Johnson was born in Galveston, Texas, the second child and first son of Henry and Tina “Tiny” Johnson, former slaves who worked at blue-collar jobs to raise six children and taught them how to read and write. Henry Johnson traced his ancestry back to the Coromantees of modern-day Ghana. Johnson at the age of 12, because he wanted to get away from his hometown of Galveston, Texas, jumped a freight train in hope to make it to New York. On the train he was beaten and thrown off once they discovered him. Johnson dropped out of school after five or six years of education to get a job. Johnson found a job in a carriage-shop. His boss at the carriage shop, an ex-fighter, taught Johnson how to box. After acquiring the job on the docks of Galveston, he earned side money by taking on fellow workers in brawls where onlookers threw money into a pot for the winner. His first fight had a purse of only $1.50, but Johnson jumped at the chance and was able to win the fight.

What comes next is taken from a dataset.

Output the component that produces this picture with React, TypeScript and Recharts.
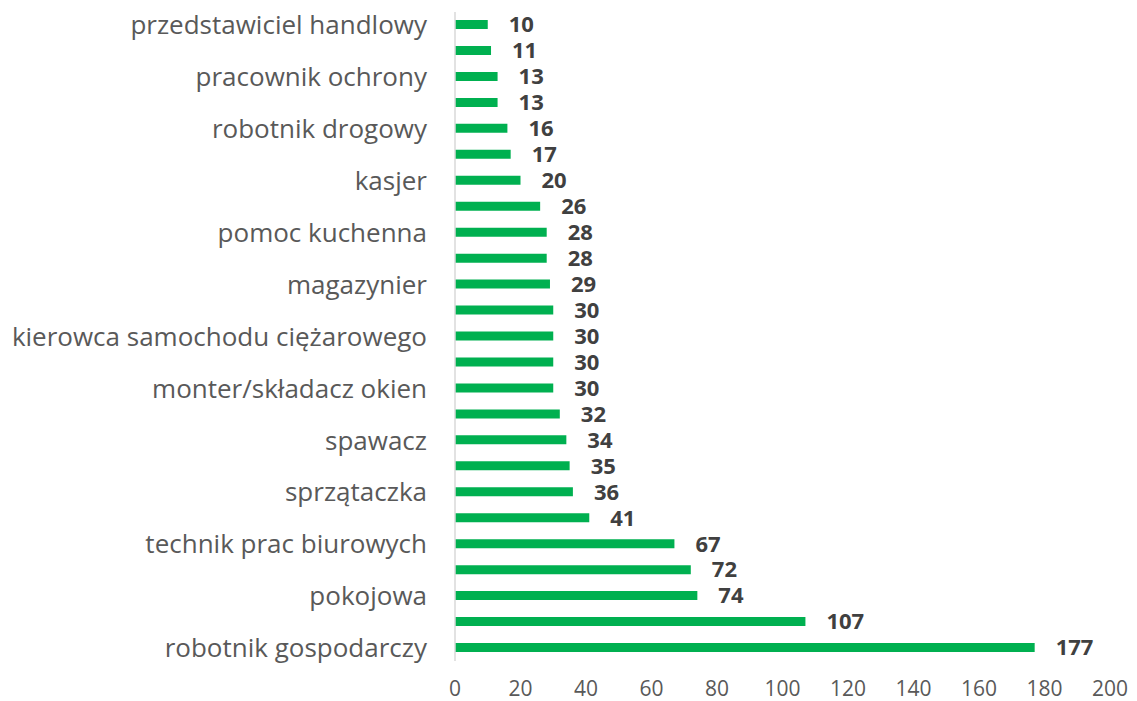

Johnson made his debut as a professional boxer on Nov. 1, 1898 in Galveston, Texas when he knocked out Charley Brooks in the second round of a 15-round bout for what was billed as “The Texas State Middleweight Title”. In his third pro fight on May 8, 1899, he battled “Klondike” (John W. Haynes or Haines), an African American heavyweight known as “The Black Hercules”, in Chicago. Klondike (so called as he was considered a rarity, like the gold in The Klondike), who had declared himself the “Black Heavyweight Champ”, won on a technical knockout (TKO) in the fifth round of a scheduled six-rounder. The two fighters met again in 1900, with the first contest resulting in a draw as both fighters were on their feet at the end of 20 rounds. Johnson won the second fight by a TKO when Klondike refused to come out for the 14th round. Johnson did not claim Klondike’s unrecognized title.